Glossary

analysis data set
in SAS data quality, a SAS output data set that provides information about the degree of divergence in specified character values.
case definition
a part of a locale that is referenced during data cleansing to impose on character values a consistent usage of uppercase and lowercase letters.
cleanse
to improve the consistency and accuracy of data by standardizing it, reorganizing it, and eliminating redundancy.
cluster
in SAS data quality, a set of character values that have the same match code.
composite match code
a match code that consists of a concatenation of match codes from values from two or more input character variables in the same observation. A delimiter can be specified to separate the individual match codes in the concatenation.
compound match code
a match code that consists of a concatenation of match codes that are created for each token in a delimited or parsed string. Within a compound match code, individual match codes might be separated by a delimiter.
data analysis
in SAS data quality, the process of evaluating input data sets in order to determine whether data cleansing is needed.
data cleansing
the process of eliminating inaccuracies, irregularities, and discrepancies from data.
data quality
the relative value of data, which is based on the accuracy of the knowledge that can be generated using that data. High-quality data is consistent, accurate, and unambiguous, and it can be processed efficiently.
data transformation
in SAS data quality, a cleansing process that applies a scheme to a specified character variable. The scheme creates match codes internally to create clusters. All values in each cluster are then transformed to the standardization value that is specified in the scheme for each cluster.
delimiter
a character that serves as a boundary that separates the elements of a text string.
gender definition
a part of a locale that is referenced during data cleansing to determine the gender of individuals based on the names of those individuals.
guess definition
a part of a locale that is referenced during the selection of the locale from the locale list that is the best choice for use in the analysis or cleansing of the specified character values.
identification definition
a part of a locale that is referenced during data analysis or data cleansing to determine categories for specified character values.
locale
a setting that reflects the language, local conventions, and culture for a geographic region. Local conventions can include specific formatting rules for paper sizes, dates, times, and numbers, and a currency symbol for the country or region. Some examples of locale values are French_Canada, Portuguese_Brazil, and Chinese_Singapore.
locale list
an ordered list of locales that is loaded into memory prior to data analysis or data cleansing.
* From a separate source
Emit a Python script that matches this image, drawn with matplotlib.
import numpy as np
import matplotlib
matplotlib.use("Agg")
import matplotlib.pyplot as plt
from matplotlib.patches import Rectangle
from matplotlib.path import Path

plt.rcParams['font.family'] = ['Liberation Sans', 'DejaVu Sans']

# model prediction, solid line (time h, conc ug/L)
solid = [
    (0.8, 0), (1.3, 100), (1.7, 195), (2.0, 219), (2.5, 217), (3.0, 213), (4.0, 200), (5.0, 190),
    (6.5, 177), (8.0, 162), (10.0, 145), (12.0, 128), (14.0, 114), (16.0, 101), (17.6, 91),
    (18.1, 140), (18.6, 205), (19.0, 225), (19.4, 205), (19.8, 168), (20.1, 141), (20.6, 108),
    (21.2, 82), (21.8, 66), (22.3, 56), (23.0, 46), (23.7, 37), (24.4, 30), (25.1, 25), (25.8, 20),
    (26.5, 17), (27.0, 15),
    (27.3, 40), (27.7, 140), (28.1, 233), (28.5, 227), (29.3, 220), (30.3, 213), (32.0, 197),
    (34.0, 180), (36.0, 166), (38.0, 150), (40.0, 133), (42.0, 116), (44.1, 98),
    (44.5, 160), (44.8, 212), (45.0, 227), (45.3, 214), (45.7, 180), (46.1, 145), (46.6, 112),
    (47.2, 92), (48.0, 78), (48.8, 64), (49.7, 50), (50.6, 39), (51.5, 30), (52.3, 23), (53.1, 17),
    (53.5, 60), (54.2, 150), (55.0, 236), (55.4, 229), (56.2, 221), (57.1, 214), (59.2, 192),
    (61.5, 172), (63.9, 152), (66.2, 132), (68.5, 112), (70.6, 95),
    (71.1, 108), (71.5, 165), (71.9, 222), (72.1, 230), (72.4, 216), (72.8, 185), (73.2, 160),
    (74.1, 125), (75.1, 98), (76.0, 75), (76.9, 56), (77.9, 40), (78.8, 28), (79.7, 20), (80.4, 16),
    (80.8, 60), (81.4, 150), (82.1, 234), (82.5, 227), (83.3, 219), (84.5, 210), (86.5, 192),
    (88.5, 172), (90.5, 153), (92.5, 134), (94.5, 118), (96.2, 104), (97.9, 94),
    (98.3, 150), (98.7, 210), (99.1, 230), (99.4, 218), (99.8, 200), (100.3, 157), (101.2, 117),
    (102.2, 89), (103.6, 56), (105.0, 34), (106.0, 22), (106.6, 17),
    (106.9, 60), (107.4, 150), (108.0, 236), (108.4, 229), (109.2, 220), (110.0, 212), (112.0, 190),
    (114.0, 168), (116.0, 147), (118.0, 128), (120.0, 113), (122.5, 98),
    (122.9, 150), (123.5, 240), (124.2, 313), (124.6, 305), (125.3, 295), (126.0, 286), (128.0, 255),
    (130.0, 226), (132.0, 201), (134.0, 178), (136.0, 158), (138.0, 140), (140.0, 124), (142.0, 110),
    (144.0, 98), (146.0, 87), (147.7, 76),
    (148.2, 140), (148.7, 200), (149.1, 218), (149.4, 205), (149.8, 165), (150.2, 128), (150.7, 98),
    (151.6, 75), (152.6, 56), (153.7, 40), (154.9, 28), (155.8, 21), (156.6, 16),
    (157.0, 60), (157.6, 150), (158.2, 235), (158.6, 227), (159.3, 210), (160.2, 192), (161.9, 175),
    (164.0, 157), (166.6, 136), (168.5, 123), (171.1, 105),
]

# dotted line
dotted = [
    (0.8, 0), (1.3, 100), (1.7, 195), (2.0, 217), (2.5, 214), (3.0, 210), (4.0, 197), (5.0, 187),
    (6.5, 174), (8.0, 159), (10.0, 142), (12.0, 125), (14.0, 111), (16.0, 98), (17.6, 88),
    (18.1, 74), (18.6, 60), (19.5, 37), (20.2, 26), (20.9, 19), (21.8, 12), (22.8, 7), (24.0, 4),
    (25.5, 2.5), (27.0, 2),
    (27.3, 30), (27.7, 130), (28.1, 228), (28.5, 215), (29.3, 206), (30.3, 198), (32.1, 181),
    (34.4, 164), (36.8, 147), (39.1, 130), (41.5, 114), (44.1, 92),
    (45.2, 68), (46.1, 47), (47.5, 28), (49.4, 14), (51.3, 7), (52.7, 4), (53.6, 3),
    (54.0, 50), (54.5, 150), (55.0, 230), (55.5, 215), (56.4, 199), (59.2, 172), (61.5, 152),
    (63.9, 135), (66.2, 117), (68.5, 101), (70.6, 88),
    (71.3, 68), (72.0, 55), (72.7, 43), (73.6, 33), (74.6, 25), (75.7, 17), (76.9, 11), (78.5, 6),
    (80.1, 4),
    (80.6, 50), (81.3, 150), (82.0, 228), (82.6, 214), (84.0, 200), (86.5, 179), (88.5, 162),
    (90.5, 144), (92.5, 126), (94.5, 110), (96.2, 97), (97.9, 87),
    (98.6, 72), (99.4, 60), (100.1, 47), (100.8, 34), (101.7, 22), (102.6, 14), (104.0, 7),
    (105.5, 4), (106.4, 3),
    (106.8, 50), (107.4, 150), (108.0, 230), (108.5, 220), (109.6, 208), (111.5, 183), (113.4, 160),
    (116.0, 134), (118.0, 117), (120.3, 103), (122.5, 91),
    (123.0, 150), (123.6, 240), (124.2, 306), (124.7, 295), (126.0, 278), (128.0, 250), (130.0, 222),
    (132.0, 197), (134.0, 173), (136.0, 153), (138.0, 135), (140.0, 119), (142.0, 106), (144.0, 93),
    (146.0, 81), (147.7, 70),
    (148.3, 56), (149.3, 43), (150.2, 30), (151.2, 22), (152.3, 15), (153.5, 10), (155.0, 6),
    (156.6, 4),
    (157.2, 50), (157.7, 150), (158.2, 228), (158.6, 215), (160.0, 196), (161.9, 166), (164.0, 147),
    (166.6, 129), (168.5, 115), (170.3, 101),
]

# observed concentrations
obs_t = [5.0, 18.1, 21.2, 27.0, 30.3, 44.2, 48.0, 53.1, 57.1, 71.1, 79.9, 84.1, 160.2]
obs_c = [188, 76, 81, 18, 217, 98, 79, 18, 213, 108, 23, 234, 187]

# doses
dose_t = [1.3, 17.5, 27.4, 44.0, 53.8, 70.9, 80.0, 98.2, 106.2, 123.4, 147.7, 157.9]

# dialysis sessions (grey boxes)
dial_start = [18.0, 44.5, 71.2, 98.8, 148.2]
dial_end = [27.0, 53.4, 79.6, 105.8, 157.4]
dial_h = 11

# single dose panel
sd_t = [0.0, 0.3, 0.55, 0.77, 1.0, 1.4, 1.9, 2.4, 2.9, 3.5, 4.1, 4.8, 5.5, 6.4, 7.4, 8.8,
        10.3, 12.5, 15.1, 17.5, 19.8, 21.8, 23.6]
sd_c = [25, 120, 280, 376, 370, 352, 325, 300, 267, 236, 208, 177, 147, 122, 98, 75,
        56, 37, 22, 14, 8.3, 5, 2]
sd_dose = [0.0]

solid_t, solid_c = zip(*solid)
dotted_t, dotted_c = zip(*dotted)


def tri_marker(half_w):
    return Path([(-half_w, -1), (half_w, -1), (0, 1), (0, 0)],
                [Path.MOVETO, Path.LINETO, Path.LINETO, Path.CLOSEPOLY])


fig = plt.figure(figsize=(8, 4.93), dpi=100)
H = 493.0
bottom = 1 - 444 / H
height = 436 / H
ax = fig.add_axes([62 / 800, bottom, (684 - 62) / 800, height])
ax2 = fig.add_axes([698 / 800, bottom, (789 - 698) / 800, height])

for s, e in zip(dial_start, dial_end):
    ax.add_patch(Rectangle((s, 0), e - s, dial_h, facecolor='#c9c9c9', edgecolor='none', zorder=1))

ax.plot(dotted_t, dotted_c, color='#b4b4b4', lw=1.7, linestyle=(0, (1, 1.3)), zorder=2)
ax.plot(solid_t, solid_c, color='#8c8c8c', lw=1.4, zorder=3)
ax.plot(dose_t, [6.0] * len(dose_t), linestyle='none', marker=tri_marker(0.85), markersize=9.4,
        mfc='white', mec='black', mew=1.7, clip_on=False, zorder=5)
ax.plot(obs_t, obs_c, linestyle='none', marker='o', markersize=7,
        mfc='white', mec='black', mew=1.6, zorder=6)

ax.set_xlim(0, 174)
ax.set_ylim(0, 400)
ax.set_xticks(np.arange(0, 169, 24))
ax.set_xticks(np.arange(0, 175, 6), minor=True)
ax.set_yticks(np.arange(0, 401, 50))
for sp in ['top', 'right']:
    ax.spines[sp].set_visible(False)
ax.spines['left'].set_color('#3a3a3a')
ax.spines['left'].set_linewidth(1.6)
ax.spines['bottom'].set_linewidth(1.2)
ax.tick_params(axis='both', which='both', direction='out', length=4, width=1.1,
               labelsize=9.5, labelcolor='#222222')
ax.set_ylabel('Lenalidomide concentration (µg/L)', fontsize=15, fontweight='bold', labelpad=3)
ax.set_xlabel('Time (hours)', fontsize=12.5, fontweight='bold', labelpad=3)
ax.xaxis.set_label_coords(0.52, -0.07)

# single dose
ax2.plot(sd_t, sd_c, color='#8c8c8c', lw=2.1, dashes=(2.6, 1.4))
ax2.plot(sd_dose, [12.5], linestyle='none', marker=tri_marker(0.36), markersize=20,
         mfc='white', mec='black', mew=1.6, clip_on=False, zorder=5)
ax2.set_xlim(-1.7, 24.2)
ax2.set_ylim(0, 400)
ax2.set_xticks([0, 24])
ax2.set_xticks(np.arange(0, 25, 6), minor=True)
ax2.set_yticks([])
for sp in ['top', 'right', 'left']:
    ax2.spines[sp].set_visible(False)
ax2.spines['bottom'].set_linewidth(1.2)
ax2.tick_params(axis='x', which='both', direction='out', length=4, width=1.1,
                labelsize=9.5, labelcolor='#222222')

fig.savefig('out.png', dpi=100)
The first locale in the list is the default locale.
match
a set of values that produce identical match codes or identical match code components. Identical match codes are assigned to clusters.
match code
an encoded version of a character value that is created as a basis for data analysis and data cleansing. Match codes are used to cluster and compare character values.
match definition
a part of a locale that is referenced during the creation of match codes. Each match definition is specific to a category of data content. In the ENUSA locale. For example, match definitions are provided for names, e-mail addresses, and street addresses, among others.
name prefix
a title of respect or a professional title that precedes a first name or an initial. For example, Mr., Mrs., and Dr. are name prefixes.
name suffix
a part of a name that follows the last name. For example, Jr. and Sr. are name suffixes.
parse
to analyze text, such as a SAS statement, for the purpose of separating it into its constituent words, phrases, punctuation marks, values, or other types of information. The information can then be analyzed according to a definition or set of rules.
parse definition
a part of a locale that is referenced during the parsing of character values. The parse definition specifies the number and location of the delimiters that are inserted during parsing. The location of the delimiters depends on the content of the character values.
parse token
a named element that can be assigned a value during parsing. The specified parse definition provides the criteria that detect the value in the string. After the value is detected and assigned to the token, the character value can be manipulated using the name of the token.
parsed string
in SAS data quality, a text string into which has been inserted a delimiter and name at the beginning of each token in that string. The string is automatically parsed by referencing a parse definition.
Quality Knowledge Base
a collection of locales and other information that is referenced during data analysis and data cleansing. For example, to create match codes for a data set that contains street addresses in Great Britain, you would reference the ADDRESS match definition in the ENGBR locale in the Quality Knowledge Base.
scheme
a reusable collection of match codes and standardization values that is applied to input character values for the purposes of transformation or analysis.
sensitivity
in SAS Data Quality, a value that specifies the amount of information in match codes. Greater sensitivity values result in match codes that contain greater amounts of information. As sensitivity values increase, character values must be increasingly similar to generate the same match codes.
standardization definition
a part of a locale that is referenced during data cleansing to impose a specified format on character values.
standardize
to eliminate unnecessary variation in data in order to maximize the consistency and accuracy of the data.
token
in SAS data quality, a named word or phrase in a parsed or delimited string that can be individually analyzed and cleansed.
transformation
in data integration, an operation that extracts data, transforms data, or loads data into data stores.
transformation value
in SAS data quality, the most frequently occurring value in a cluster. In data cleansing, this value is propagated to all of the values in the cluster.